### Stated goal
Write out every line of the material as it stands, apart from the pictures.

## Begin Exercise material

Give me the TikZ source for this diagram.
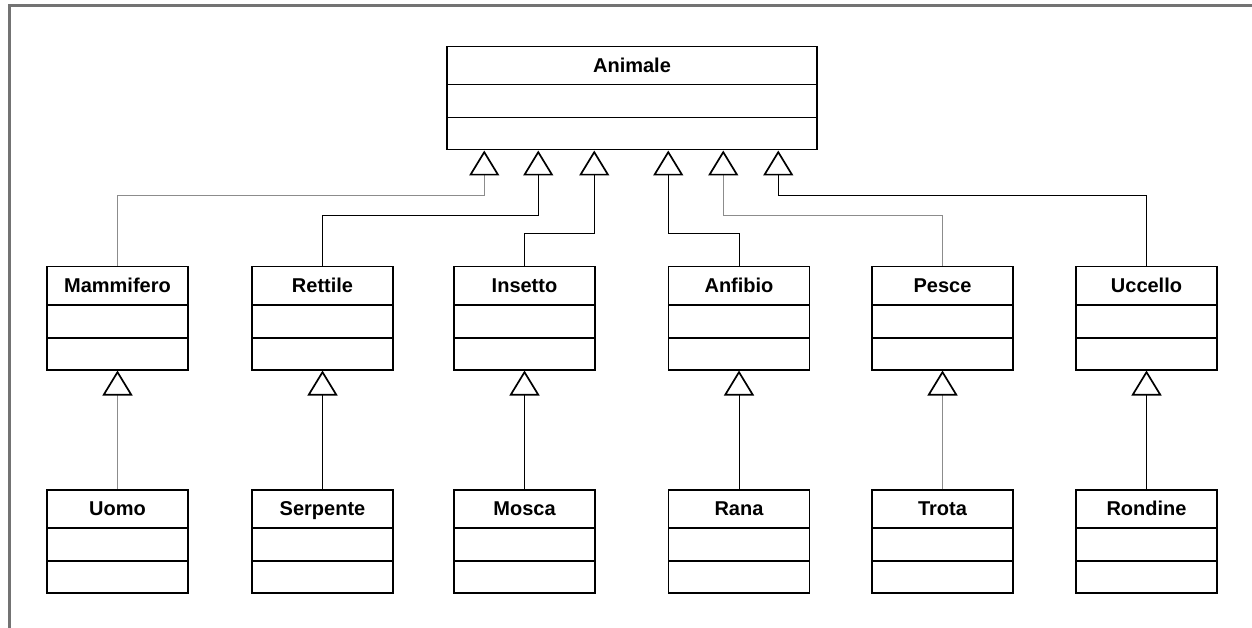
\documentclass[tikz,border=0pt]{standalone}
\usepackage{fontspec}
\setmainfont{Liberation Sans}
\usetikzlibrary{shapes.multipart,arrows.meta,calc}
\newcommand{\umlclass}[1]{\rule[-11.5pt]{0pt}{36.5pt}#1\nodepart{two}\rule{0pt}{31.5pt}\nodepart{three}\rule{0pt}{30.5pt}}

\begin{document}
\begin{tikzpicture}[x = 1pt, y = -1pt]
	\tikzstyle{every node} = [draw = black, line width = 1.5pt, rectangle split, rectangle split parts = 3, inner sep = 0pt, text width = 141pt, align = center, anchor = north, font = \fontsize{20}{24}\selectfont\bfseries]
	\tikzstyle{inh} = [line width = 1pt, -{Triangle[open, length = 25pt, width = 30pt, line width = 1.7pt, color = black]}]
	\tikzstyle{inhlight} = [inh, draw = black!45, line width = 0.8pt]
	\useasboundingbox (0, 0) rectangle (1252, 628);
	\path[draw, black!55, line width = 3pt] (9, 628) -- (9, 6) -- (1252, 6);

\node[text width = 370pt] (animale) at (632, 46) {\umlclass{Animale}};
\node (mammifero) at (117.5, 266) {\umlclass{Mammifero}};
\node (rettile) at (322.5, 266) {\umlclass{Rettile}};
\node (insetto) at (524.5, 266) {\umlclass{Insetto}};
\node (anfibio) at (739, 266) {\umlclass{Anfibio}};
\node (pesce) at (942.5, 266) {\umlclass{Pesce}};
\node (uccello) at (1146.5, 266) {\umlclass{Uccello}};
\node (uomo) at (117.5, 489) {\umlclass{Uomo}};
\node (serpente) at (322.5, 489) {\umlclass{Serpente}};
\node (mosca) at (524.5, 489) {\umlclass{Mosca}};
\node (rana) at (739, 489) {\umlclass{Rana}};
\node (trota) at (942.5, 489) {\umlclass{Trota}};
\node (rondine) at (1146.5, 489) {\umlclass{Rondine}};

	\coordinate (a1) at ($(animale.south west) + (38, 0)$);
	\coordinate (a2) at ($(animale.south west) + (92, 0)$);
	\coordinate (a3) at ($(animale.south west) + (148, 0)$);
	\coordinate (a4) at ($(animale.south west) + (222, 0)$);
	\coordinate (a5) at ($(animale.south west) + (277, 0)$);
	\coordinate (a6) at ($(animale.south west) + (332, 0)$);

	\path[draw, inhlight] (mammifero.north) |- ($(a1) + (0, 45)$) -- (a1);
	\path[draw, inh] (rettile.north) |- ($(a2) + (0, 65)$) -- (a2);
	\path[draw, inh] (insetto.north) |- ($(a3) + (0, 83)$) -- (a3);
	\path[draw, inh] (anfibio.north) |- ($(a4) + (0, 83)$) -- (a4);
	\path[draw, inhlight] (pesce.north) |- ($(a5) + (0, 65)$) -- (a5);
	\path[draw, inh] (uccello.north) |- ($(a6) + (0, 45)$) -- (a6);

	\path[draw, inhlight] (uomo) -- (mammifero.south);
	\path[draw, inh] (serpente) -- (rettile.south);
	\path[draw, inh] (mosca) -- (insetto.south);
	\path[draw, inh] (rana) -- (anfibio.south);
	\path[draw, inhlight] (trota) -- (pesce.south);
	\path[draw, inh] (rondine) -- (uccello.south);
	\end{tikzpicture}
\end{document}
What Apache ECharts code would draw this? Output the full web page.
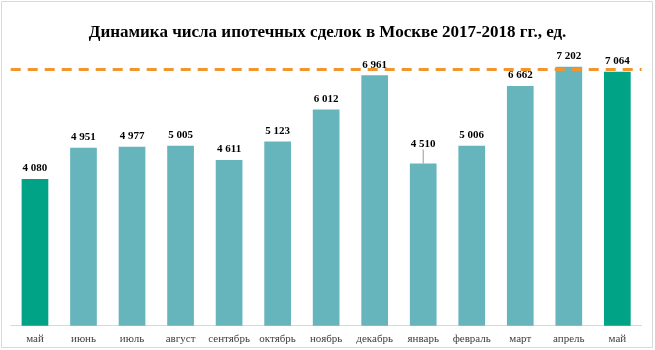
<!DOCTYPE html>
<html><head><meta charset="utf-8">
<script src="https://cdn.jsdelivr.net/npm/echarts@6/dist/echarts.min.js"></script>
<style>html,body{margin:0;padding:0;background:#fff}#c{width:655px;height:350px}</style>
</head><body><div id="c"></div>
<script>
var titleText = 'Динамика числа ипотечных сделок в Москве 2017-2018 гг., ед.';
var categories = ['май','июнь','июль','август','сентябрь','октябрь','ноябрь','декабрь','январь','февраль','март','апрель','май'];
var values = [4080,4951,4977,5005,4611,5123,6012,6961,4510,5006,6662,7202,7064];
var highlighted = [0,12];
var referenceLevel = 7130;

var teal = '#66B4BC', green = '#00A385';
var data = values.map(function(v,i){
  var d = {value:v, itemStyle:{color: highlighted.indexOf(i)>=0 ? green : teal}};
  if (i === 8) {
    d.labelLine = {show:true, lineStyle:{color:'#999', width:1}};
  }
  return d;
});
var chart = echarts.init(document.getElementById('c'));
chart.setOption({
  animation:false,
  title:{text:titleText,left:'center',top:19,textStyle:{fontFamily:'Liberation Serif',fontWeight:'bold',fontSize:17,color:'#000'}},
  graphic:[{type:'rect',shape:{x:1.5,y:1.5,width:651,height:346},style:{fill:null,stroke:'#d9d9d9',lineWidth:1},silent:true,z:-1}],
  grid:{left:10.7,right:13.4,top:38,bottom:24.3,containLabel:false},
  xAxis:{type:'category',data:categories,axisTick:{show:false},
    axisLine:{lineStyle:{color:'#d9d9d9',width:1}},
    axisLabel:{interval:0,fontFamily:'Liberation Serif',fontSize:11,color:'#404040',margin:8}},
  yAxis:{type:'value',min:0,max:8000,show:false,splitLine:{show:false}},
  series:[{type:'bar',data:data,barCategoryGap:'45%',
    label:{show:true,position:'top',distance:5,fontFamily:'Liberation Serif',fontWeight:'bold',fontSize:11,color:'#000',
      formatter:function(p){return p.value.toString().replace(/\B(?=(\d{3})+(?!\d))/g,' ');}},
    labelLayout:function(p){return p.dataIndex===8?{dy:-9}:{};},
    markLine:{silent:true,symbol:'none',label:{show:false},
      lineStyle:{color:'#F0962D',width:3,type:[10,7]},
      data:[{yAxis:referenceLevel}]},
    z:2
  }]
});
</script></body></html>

## End Exercise material

### Written response
Give me the TikZ source for this diagram.
\documentclass[tikz,border=0pt]{standalone}
\usepackage{fontspec}
\setmainfont{Liberation Sans}
\usetikzlibrary{shapes.multipart,arrows.meta,calc}
\newcommand{\umlclass}[1]{\rule[-11.5pt]{0pt}{36.5pt}#1\nodepart{two}\rule{0pt}{31.5pt}\nodepart{three}\rule{0pt}{30.5pt}}

\begin{document}
\begin{tikzpicture}[x = 1pt, y = -1pt]
	\tikzstyle{every node} = [draw = black, line width = 1.5pt, rectangle split, rectangle split parts = 3, inner sep = 0pt, text width = 141pt, align = center, anchor = north, font = \fontsize{20}{24}\selectfont\bfseries]
	\tikzstyle{inh} = [line width = 1pt, -{Triangle[open, length = 25pt, width = 30pt, line width = 1.7pt, color = black]}]
	\tikzstyle{inhlight} = [inh, draw = black!45, line width = 0.8pt]
	\useasboundingbox (0, 0) rectangle (1252, 628);
	\path[draw, black!55, line width = 3pt] (9, 628) -- (9, 6) -- (1252, 6);

\node[text width = 370pt] (animale) at (632, 46) {\umlclass{Animale}};
\node (mammifero) at (117.5, 266) {\umlclass{Mammifero}};
\node (rettile) at (322.5, 266) {\umlclass{Rettile}};
\node (insetto) at (524.5, 266) {\umlclass{Insetto}};
\node (anfibio) at (739, 266) {\umlclass{Anfibio}};
\node (pesce) at (942.5, 266) {\umlclass{Pesce}};
\node (uccello) at (1146.5, 266) {\umlclass{Uccello}};
\node (uomo) at (117.5, 489) {\umlclass{Uomo}};
\node (serpente) at (322.5, 489) {\umlclass{Serpente}};
\node (mosca) at (524.5, 489) {\umlclass{Mosca}};
\node (rana) at (739, 489) {\umlclass{Rana}};
\node (trota) at (942.5, 489) {\umlclass{Trota}};
\node (rondine) at (1146.5, 489) {\umlclass{Rondine}};

	\coordinate (a1) at ($(animale.south west) + (38, 0)$);
	\coordinate (a2) at ($(animale.south west) + (92, 0)$);
	\coordinate (a3) at ($(animale.south west) + (148, 0)$);
	\coordinate (a4) at ($(animale.south west) + (222, 0)$);
	\coordinate (a5) at ($(animale.south west) + (277, 0)$);
	\coordinate (a6) at ($(animale.south west) + (332, 0)$);

	\path[draw, inhlight] (mammifero.north) |- ($(a1) + (0, 45)$) -- (a1);
	\path[draw, inh] (rettile.north) |- ($(a2) + (0, 65)$) -- (a2);
	\path[draw, inh] (insetto.north) |- ($(a3) + (0, 83)$) -- (a3);
	\path[draw, inh] (anfibio.north) |- ($(a4) + (0, 83)$) -- (a4);
	\path[draw, inhlight] (pesce.north) |- ($(a5) + (0, 65)$) -- (a5);
	\path[draw, inh] (uccello.north) |- ($(a6) + (0, 45)$) -- (a6);

	\path[draw, inhlight] (uomo) -- (mammifero.south);
	\path[draw, inh] (serpente) -- (rettile.south);
	\path[draw, inh] (mosca) -- (insetto.south);
	\path[draw, inh] (rana) -- (anfibio.south);
	\path[draw, inhlight] (trota) -- (pesce.south);
	\path[draw, inh] (rondine) -- (uccello.south);
	\end{tikzpicture}
\end{document}
What Apache ECharts code would draw this? Output the full web page.
<!DOCTYPE html>
<html><head><meta charset="utf-8">
<script src="https://cdn.jsdelivr.net/npm/echarts@6/dist/echarts.min.js"></script>
<style>html,body{margin:0;padding:0;background:#fff}#c{width:655px;height:350px}</style>
</head><body><div id="c"></div>
<script>
var titleText = 'Динамика числа ипотечных сделок в Москве 2017-2018 гг., ед.';
var categories = ['май','июнь','июль','август','сентябрь','октябрь','ноябрь','декабрь','январь','февраль','март','апрель','май'];
var values = [4080,4951,4977,5005,4611,5123,6012,6961,4510,5006,6662,7202,7064];
var highlighted = [0,12];
var referenceLevel = 7130;

var teal = '#66B4BC', green = '#00A385';
var data = values.map(function(v,i){
  var d = {value:v, itemStyle:{color: highlighted.indexOf(i)>=0 ? green : teal}};
  if (i === 8) {
    d.labelLine = {show:true, lineStyle:{color:'#999', width:1}};
  }
  return d;
});
var chart = echarts.init(document.getElementById('c'));
chart.setOption({
  animation:false,
  title:{text:titleText,left:'center',top:19,textStyle:{fontFamily:'Liberation Serif',fontWeight:'bold',fontSize:17,color:'#000'}},
  graphic:[{type:'rect',shape:{x:1.5,y:1.5,width:651,height:346},style:{fill:null,stroke:'#d9d9d9',lineWidth:1},silent:true,z:-1}],
  grid:{left:10.7,right:13.4,top:38,bottom:24.3,containLabel:false},
  xAxis:{type:'category',data:categories,axisTick:{show:false},
    axisLine:{lineStyle:{color:'#d9d9d9',width:1}},
    axisLabel:{interval:0,fontFamily:'Liberation Serif',fontSize:11,color:'#404040',margin:8}},
  yAxis:{type:'value',min:0,max:8000,show:false,splitLine:{show:false}},
  series:[{type:'bar',data:data,barCategoryGap:'45%',
    label:{show:true,position:'top',distance:5,fontFamily:'Liberation Serif',fontWeight:'bold',fontSize:11,color:'#000',
      formatter:function(p){return p.value.toString().replace(/\B(?=(\d{3})+(?!\d))/g,' ');}},
    labelLayout:function(p){return p.dataIndex===8?{dy:-9}:{};},
    markLine:{silent:true,symbol:'none',label:{show:false},
      lineStyle:{color:'#F0962D',width:3,type:[10,7]},
      data:[{yAxis:referenceLevel}]},
    z:2
  }]
});
</script></body></html>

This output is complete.